Screening people for weapons at game arcades, restaurants, and places where people gather to indulge in escapism might seem harsh. No parent wants their children, at least in that space, to be reminded of a world where guns and other weapons exist to hurt them.


They want to take their children to places where they can revel in childhood pleasures and make childhood memories; memories that metal detection wands and inspection upon entry ideally, shouldn’t be a part of.

And all patrons want to be treated as patrons, and not as potential perpetrators.

But while metal detectors or wands at the entrance of such places - some may already have them - might force parents of young children to have a difficult conversation with them, that conversation will be more difficult if their children have to duck for cover to avoid being shot by someone inside a pizza and game arcade, or worse, if they see someone fatally shot before their eyes.

Also, a grittier reality lurks behind this dilemma: The reality that many young Black men, many of whom are from communities that are socially and economically isolated, resort to violence during arguments to defend the only credibility they’ve been duped into believing they possess.

That credibility being street credibility.

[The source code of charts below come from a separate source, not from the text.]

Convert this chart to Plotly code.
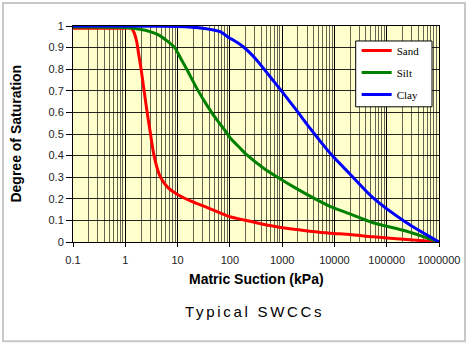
import plotly.graph_objects as go

# Soil-water characteristic curves: matric suction (kPa) vs degree of saturation
sand_suction = [0.1, 0.5, 1.0, 1.314, 1.499, 1.66, 1.788, 2.014, 2.238, 2.466, 2.716, 2.994,
                3.283, 3.585, 3.951, 4.411, 5.145, 6.553, 10.18, 18.6, 31, 65, 100, 156, 242,
                585, 1410, 3400, 8200, 19900, 55000, 240000, 1000000]
sand_sat = [0.99, 0.99, 0.99, 0.989, 0.965, 0.926, 0.875, 0.797, 0.718, 0.644, 0.575, 0.510,
            0.446, 0.395, 0.353, 0.316, 0.284, 0.252, 0.219, 0.188, 0.167, 0.135, 0.117, 0.106,
            0.096, 0.076, 0.061, 0.050, 0.041, 0.035, 0.024, 0.012, 0.0]

silt_suction = [0.1, 1.0, 1.91, 2.97, 4.4, 6.0, 8.8, 11.5, 15, 23.5, 36, 56, 75, 100, 156,
                209, 436, 908, 1890, 3940, 8200, 19800, 55000, 240000, 1000000]
silt_sat = [0.995, 0.993, 0.985, 0.974, 0.958, 0.935, 0.900, 0.850, 0.800, 0.710, 0.635, 0.566,
            0.527, 0.484, 0.435, 0.404, 0.343, 0.293, 0.247, 0.204, 0.165, 0.130, 0.089, 0.050,
            0.0]

clay_suction = [0.1, 10, 30, 64.7, 100, 116, 180, 325, 585, 1050, 1890, 3400, 8200, 19800,
                55000, 240000, 1000000]
clay_sat = [1.0, 0.998, 0.99, 0.974, 0.943, 0.935, 0.904, 0.843, 0.766, 0.689, 0.609, 0.527,
            0.412, 0.315, 0.204, 0.089, 0.0]

x_tick_vals = [0.1, 1, 10, 100, 1000, 10000, 100000, 1000000]
x_tick_text = ["0.1", "1", "10", "100", "1000", "10000", "100000", "1000000"]
y_tick_vals = [0, 0.1, 0.2, 0.3, 0.4, 0.5, 0.6, 0.7, 0.8, 0.9, 1]
y_tick_text = ["0", "0.1", "0.2", "0.3", "0.4", "0.5", "0.6", "0.7", "0.8", "0.9", "1"]

series = [
    ("Sand", sand_suction, sand_sat, "#ff0000"),
    ("Silt", silt_suction, silt_sat, "#008000"),
    ("Clay", clay_suction, clay_sat, "#0000ff"),
]

fig = go.Figure()
for name, xs, ys, color in series:
    fig.add_trace(go.Scatter(
        x=xs, y=ys, name=name, mode="lines", legendgroup=name,
        line=dict(color=color, width=3, shape="spline", smoothing=0.7),
    ))

sans = "Liberation Sans, Arial, sans-serif"

fig.update_layout(
    width=471, height=347,
    margin=dict(l=73, r=32, t=26, b=104.5),
    paper_bgcolor="white",
    plot_bgcolor="#ffffcc",
    showlegend=True,
    legend=dict(
        x=0.775, y=0.954, xanchor="left", yanchor="top",
        bgcolor="rgba(0,0,0,0)", borderwidth=0,
        font=dict(family="Liberation Serif, Times New Roman, serif", size=11, color="black"),
        tracegroupgap=3, itemwidth=30,
    ),
    xaxis=dict(
        type="log", range=[-1, 6],
        tickvals=x_tick_vals, ticktext=x_tick_text,
        tickfont=dict(family=sans, size=11, color="#222"),
        ticks="outside", ticklen=4, tickcolor="black", ticklabelstandoff=4,
        showgrid=True, gridcolor="black", gridwidth=1,
        minor=dict(dtick="D1", showgrid=True, gridcolor="rgba(0,0,0,0.6)", gridwidth=1),
        showline=True, linecolor="black", linewidth=1, mirror=True,
        zeroline=False,
    ),
    yaxis=dict(
        range=[0, 1],
        tickvals=y_tick_vals, ticktext=y_tick_text,
        tickfont=dict(family=sans, size=11, color="#222"),
        ticks="outside", ticklen=6, tickcolor="black",
        showgrid=True, gridcolor="rgba(0,0,0,0.85)", gridwidth=1,
        showline=True, linecolor="black", linewidth=1, mirror=True,
        zeroline=False,
    ),
    annotations=[
        dict(text="<b>Matric Suction (kPa)</b>", xref="paper", yref="paper",
             x=0.5, y=-0.173, xanchor="center", yanchor="middle", showarrow=False,
             font=dict(family=sans, size=14, color="black")),
        dict(text="<b>Degree of Saturation</b>", xref="paper", yref="paper",
             x=-0.157, y=0.5, xanchor="center", yanchor="middle", showarrow=False,
             textangle=-90, font=dict(family=sans, size=14, color="black")),
        dict(text='<span style="letter-spacing:2.7px">Typical SWCCs</span>',
             xref="paper", yref="paper",
             x=0.495, y=-0.321, xanchor="center", yanchor="middle", showarrow=False,
             font=dict(family=sans, size=15, color="black")),
    ],
    shapes=[
        # outer chart frame
        dict(type="rect", xref="paper", yref="paper",
             x0=-0.1913, x1=1.0710, y0=-0.4596, y1=1.1062,
             line=dict(color="#c8c8c8", width=2), fillcolor="rgba(0,0,0,0)"),
        # legend box
        dict(type="rect", xref="paper", yref="paper", layer="above",
             x0=0.7724, x1=0.9809, y0=0.6259, y1=0.9307,
             line=dict(color="black", width=1), fillcolor="white"),
    ],
)

fig.write_html("out.html")
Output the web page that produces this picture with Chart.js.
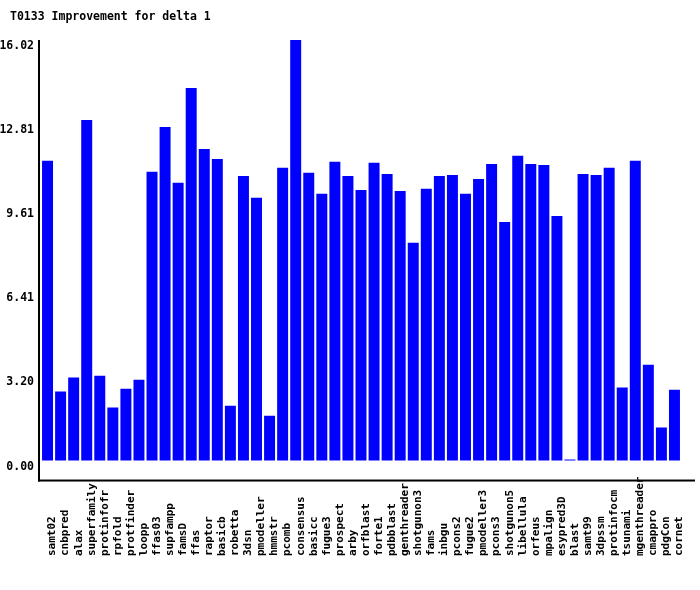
<!DOCTYPE html>
<html>
<head>
<meta charset="utf-8">
<script src="https://cdn.jsdelivr.net/npm/chart.js@4.4.1/dist/chart.umd.min.js"></script>
<style>
    body { margin: 0; background: #ffffff; }
    canvas { display: block; }
</style>
</head>
<body>
<canvas id="grafico" width="700" height="590"></canvas>
<script>
var titulo = 'T0133 Improvement for delta 1';

var categorias = [
    'samt02', 'cnbpred', 'alax', 'superfamily', 'protinfofr', 'rpfold', 'protfinder',
    'loopp', 'ffas03', 'supfampp', 'famsD', 'ffas', 'raptor', 'basicb', 'robetta',
    '3dsn', 'pmodeller', 'hmmstr', 'pcomb', 'consensus', 'basicc', 'fugue3',
    'prospect', 'arby', 'orfblast', 'forte1', 'pdbblast', 'genthreader', 'shotgunon3',
    'fams', 'inbgu', 'pcons2', 'fugue2', 'pmodeller3', 'pcons3', 'shotgunon5',
    'libellula', 'orfeus', 'mpalign', 'esypred3D', 'blast', 'samt99', '3dpssm',
    'protinfocm', 'tsunami', 'mgenthreader', 'cmappro', 'pdgCon', 'cornet'
];

var valores = [
    11.42, 2.63, 3.16, 12.97, 3.23, 2.02, 2.74, 3.08, 11.00, 12.71,
    10.58, 14.19, 11.87, 11.49, 2.09, 10.84, 10.01, 1.71, 11.15, 16.02,
    10.96, 10.16, 11.38, 10.84, 10.31, 11.34, 10.92, 10.27, 8.30, 10.35,
    10.84, 10.88, 10.16, 10.73, 11.30, 9.09, 11.61, 11.30, 11.26, 9.32,
    0.04, 10.92, 10.88, 11.15, 2.78, 11.42, 3.65, 1.26, 2.70
];

var yTicks = ['0.00', '3.20', '6.41', '9.61', '12.81', '16.02'];
var yMax = 16.02;

var fonte = 'DejaVu Sans Mono';

// titulo e linhas dos eixos
var extras = {
    id: 'extras',
    afterDraw: function (chart) {
        var ctx = chart.ctx;
        var area = chart.chartArea;
        ctx.save();
        ctx.fillStyle = '#000000';
        ctx.font = 'bold 11.5px "' + fonte + '"';
        ctx.textBaseline = 'middle';
        ctx.textAlign = 'left';
        ctx.fillText(titulo, 10, 17);

        ctx.fillRect(area.left - 3, area.top, 2, area.bottom - area.top + 6);
        ctx.fillRect(area.left - 3, area.bottom + 4, area.right - area.left + 17, 2);
        ctx.restore();
    }
};

var grafico = new Chart(document.getElementById('grafico'), {
    type: 'bar',
    data: {
        labels: categorias,
        datasets: [{
            label: titulo,
            data: valores,
            backgroundColor: '#0000ff',
            borderWidth: 0,
            barPercentage: 0.84,
            categoryPercentage: 1
        }]
    },
    options: {
        responsive: false,
        animation: false,
        layout: {
            padding: { top: 40, right: 19, bottom: 33, left: 0 }
        },
        plugins: {
            legend: { display: false },
            title: { display: false },
            tooltip: { enabled: false }
        },
        scales: {
            x: {
                grid: { display: false, drawTicks: false },
                border: { display: false },
                ticks: {
                    color: '#000000',
                    font: { family: fonte, size: 11, weight: 'bold' },
                    minRotation: 90,
                    maxRotation: 90,
                    autoSkip: false,
                    padding: 1,
                    labelOffset: 5,
                    callback: function (v, i) {
                        return categorias[i].padEnd(12, ' ');
                    }
                }
            },
            y: {
                min: -0.57,
                max: yMax,
                grid: { display: false, drawTicks: false },
                border: { display: false },
                afterBuildTicks: function (scale) {
                    scale.ticks = yTicks.map(function (t, i) {
                        return { value: yMax * i / (yTicks.length - 1) };
                    });
                },
                afterFit: function (scale) {
                    scale.width = 41;
                },
                ticks: {
                    color: '#000000',
                    font: { family: fonte, size: 11.5, weight: 'bold' },
                    padding: 7,
                    labelOffset: 6,
                    callback: function (v, i) {
                        return yTicks[i];
                    }
                }
            }
        }
    },
    plugins: [extras]
});
</script>
</body>
</html>
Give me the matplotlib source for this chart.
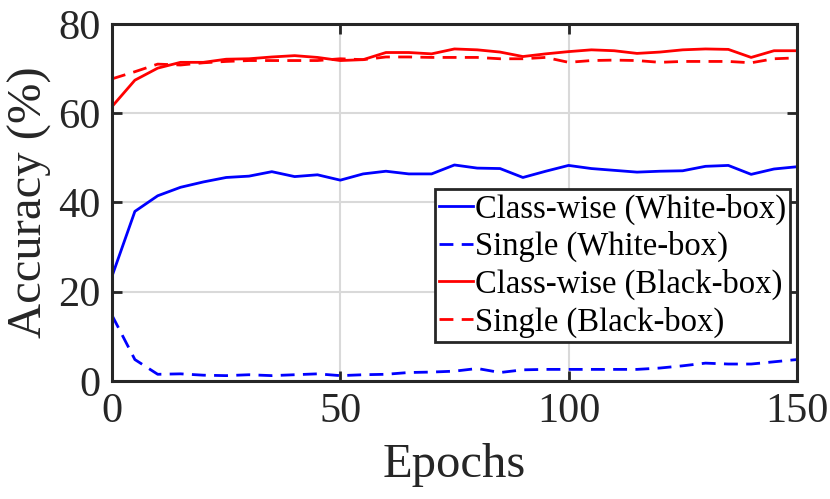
import matplotlib
matplotlib.use("Agg")
import matplotlib.pyplot as plt
import numpy as np

epochs = list(range(0, 151, 5))
cw_white = [23.5, 38.0, 41.5, 43.4, 44.6, 45.6, 45.9, 46.9, 45.8, 46.2, 45.0,
            46.4, 47.0, 46.4, 46.4, 48.4, 47.7, 47.6, 45.6, 47.0, 48.3,
            47.6, 47.2, 46.8, 47.0, 47.1, 48.1, 48.3, 46.3, 47.5, 48.0]
single_white = [14.7, 4.8, 1.5, 1.6, 1.3, 1.2, 1.4, 1.2, 1.4, 1.6, 1.2,
                1.4, 1.5, 1.9, 2.0, 2.2, 2.8, 1.9, 2.5, 2.6, 2.6,
                2.6, 2.6, 2.6, 2.9, 3.4, 4.0, 3.8, 3.8, 4.3, 4.8]
cw_black = [61.5, 67.4, 70.1, 71.4, 71.4, 72.1, 72.2, 72.6, 72.9, 72.5, 71.8,
            72.0, 73.6, 73.6, 73.3, 74.4, 74.2, 73.7, 72.7, 73.3, 73.8,
            74.2, 74.0, 73.4, 73.7, 74.2, 74.4, 74.3, 72.5, 74.0, 74.0]
single_black = [67.7, 69.3, 71.0, 70.8, 71.3, 71.6, 71.8, 71.8, 71.8, 71.8, 72.2,
                72.0, 72.6, 72.6, 72.5, 72.5, 72.5, 72.2, 72.2, 72.5, 71.4,
                71.8, 71.9, 71.8, 71.4, 71.6, 71.6, 71.6, 71.3, 72.2, 72.4]

labels = ["Class-wise (White-box)", "Single (White-box)",
          "Class-wise (Black-box)", "Single (Black-box)"]
xticks = [0, 50, 100, 150]
yticks = [0, 20, 40, 60, 80]

plt.rcParams['font.family'] = ['Liberation Serif', 'DejaVu Serif']

fig = plt.figure(figsize=(8.30, 4.99), dpi=100)
ax = fig.add_axes([0.135, 0.2365, 0.825, 0.7155])

lw = 2.0
dash = (0, (5, 3))
ax.plot(epochs, cw_white, color='#0000ff', lw=lw, label=labels[0])
ax.plot(epochs, single_white, color='#0000ff', lw=lw, linestyle=dash, label=labels[1])
ax.plot(epochs, cw_black, color='#ff0000', lw=lw, label=labels[2])
ax.plot(epochs, single_black, color='#ff0000', lw=lw, linestyle=dash, label=labels[3])

ax.set_xlim(0, 150)
ax.set_ylim(0, 80)
ax.set_xticks(xticks)
ax.set_yticks(yticks)
ax.grid(True, color='#d9d9d9', linewidth=1.5)
ax.set_axisbelow(True)
for s in ax.spines.values():
    s.set_color('#262626')
    s.set_linewidth(2.2)
ax.tick_params(direction='in', length=7, width=2, colors='#262626',
               top=True, right=True, labelsize=30.5, pad=8)
for lab in ax.get_xticklabels() + ax.get_yticklabels():
    lab.set_color('#262626')
ax.set_xlabel("Epochs", fontsize=35, color='#262626', labelpad=9)
ax.set_ylabel("Accuracy (%)", fontsize=35, color='#262626', labelpad=5)

leg = ax.legend(loc='lower right', bbox_to_anchor=(0.99, 0.11), fontsize=23.5,
                handlelength=1.05, handletextpad=0.05, labelspacing=0.2,
                borderpad=0.12, borderaxespad=0.0, fancybox=False, framealpha=1,
                edgecolor='#262626')
leg.get_frame().set_linewidth(2.0)

fig.savefig("out.png", dpi=100)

“If you know you aren’t going to Yale, if you know you’re not going to be a doctor, or a lawyer or a teacher, then all you have is your street credibility,” Gallagher said. “So, if someone disses you, or questions your masculinity, if you don’t respond appropriately, you are a mark. You are weak…

“If you don’t step up, everyone knows you didn’t step up. And the way to step up is with a gun.”

What’s also tragic here – besides the fact that spaces for fun must now be guarded spaces – by allegedly stepping up with a gun, Greer will have to step out of the lives of his family.

For a long time.

“Here’s the reality. This young man is going to jail.” Gallagher said. “He’ll be taken out of his community for five to 10 years…

“All because of this moment when he couldn’t control his temper and he had access to a handgun.”